### Raw data
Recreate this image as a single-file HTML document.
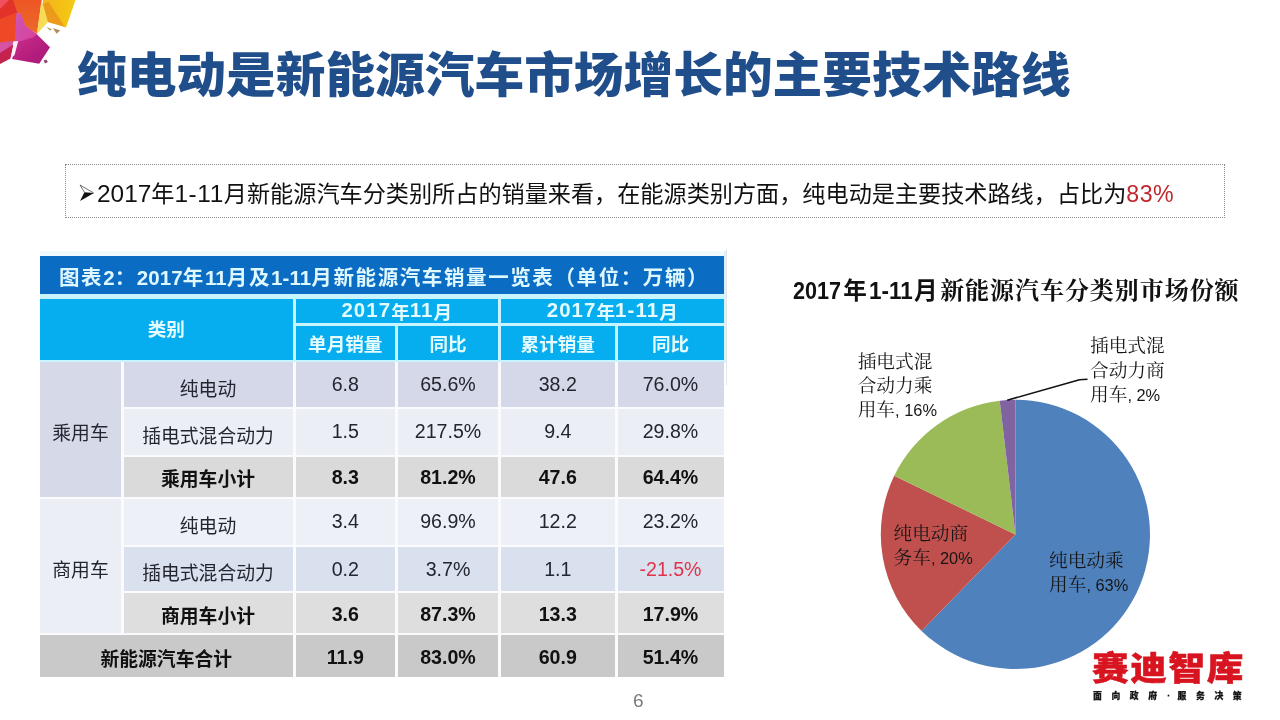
==
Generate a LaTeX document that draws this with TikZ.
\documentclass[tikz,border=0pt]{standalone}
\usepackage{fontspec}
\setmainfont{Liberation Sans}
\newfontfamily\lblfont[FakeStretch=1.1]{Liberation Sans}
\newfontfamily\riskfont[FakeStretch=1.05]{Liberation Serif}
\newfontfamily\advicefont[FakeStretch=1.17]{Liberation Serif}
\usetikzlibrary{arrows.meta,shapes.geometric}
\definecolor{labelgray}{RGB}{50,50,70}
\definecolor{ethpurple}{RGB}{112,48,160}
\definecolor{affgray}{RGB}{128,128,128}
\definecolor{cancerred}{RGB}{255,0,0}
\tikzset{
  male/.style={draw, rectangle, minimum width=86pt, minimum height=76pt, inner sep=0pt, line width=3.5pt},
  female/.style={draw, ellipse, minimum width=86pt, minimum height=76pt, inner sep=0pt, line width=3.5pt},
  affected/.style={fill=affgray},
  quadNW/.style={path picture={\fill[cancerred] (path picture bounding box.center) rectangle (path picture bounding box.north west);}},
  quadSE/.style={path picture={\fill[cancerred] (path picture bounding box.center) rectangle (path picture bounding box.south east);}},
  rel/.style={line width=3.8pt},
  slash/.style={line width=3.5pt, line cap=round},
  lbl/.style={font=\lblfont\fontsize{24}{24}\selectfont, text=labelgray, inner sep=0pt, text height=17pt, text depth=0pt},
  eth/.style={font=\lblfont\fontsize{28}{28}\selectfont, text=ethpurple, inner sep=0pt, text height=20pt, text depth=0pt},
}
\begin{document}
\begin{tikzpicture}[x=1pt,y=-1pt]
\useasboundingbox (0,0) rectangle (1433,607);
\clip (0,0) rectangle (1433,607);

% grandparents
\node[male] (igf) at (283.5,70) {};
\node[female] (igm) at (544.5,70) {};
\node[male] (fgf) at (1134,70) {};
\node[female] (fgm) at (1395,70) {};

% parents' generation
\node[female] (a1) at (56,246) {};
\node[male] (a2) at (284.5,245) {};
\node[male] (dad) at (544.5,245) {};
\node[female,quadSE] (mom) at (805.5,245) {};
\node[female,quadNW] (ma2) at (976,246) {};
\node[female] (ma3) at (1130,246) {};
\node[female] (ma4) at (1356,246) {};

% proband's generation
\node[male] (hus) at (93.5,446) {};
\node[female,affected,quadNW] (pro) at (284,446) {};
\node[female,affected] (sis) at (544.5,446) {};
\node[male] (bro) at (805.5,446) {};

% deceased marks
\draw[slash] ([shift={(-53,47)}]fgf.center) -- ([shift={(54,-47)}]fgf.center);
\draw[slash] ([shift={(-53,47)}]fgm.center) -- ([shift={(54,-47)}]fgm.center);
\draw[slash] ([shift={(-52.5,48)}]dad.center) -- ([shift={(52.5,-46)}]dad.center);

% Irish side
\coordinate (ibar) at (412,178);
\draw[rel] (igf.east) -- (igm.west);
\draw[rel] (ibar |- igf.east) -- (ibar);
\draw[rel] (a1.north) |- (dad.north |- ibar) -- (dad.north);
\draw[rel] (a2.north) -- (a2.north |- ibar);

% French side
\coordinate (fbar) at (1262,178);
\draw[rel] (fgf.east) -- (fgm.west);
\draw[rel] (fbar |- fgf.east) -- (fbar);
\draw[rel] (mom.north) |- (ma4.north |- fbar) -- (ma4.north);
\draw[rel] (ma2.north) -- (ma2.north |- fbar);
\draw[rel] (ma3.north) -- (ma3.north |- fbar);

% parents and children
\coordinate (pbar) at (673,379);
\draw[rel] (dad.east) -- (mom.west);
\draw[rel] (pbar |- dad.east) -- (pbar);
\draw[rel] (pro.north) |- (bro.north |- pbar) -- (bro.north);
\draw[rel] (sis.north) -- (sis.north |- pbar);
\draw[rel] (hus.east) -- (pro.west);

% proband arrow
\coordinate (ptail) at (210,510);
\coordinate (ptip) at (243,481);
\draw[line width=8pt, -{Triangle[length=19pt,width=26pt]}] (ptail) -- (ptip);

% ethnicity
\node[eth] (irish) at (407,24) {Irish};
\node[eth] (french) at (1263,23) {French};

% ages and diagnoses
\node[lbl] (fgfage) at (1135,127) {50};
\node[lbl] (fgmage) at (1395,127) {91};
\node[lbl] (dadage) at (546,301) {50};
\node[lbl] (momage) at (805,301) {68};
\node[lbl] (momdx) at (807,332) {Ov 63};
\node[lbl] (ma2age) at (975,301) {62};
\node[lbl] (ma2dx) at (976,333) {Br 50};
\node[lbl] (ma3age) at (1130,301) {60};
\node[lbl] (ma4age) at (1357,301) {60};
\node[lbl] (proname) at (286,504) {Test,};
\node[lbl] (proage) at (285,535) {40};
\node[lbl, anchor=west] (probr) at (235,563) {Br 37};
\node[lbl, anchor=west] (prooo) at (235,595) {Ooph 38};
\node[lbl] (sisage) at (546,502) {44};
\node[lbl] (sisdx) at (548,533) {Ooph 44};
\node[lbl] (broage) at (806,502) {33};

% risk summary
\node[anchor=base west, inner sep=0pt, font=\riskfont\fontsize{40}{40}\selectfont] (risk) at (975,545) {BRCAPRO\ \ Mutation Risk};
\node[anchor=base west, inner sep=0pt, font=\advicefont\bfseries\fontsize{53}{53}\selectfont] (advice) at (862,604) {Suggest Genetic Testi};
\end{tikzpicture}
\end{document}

### Aim
Only lines with the string "this" belong in your answer; copy each one.

### Exercise solution
Recreate this image as a single-file HTML document.
Generate a LaTeX document that draws this with TikZ.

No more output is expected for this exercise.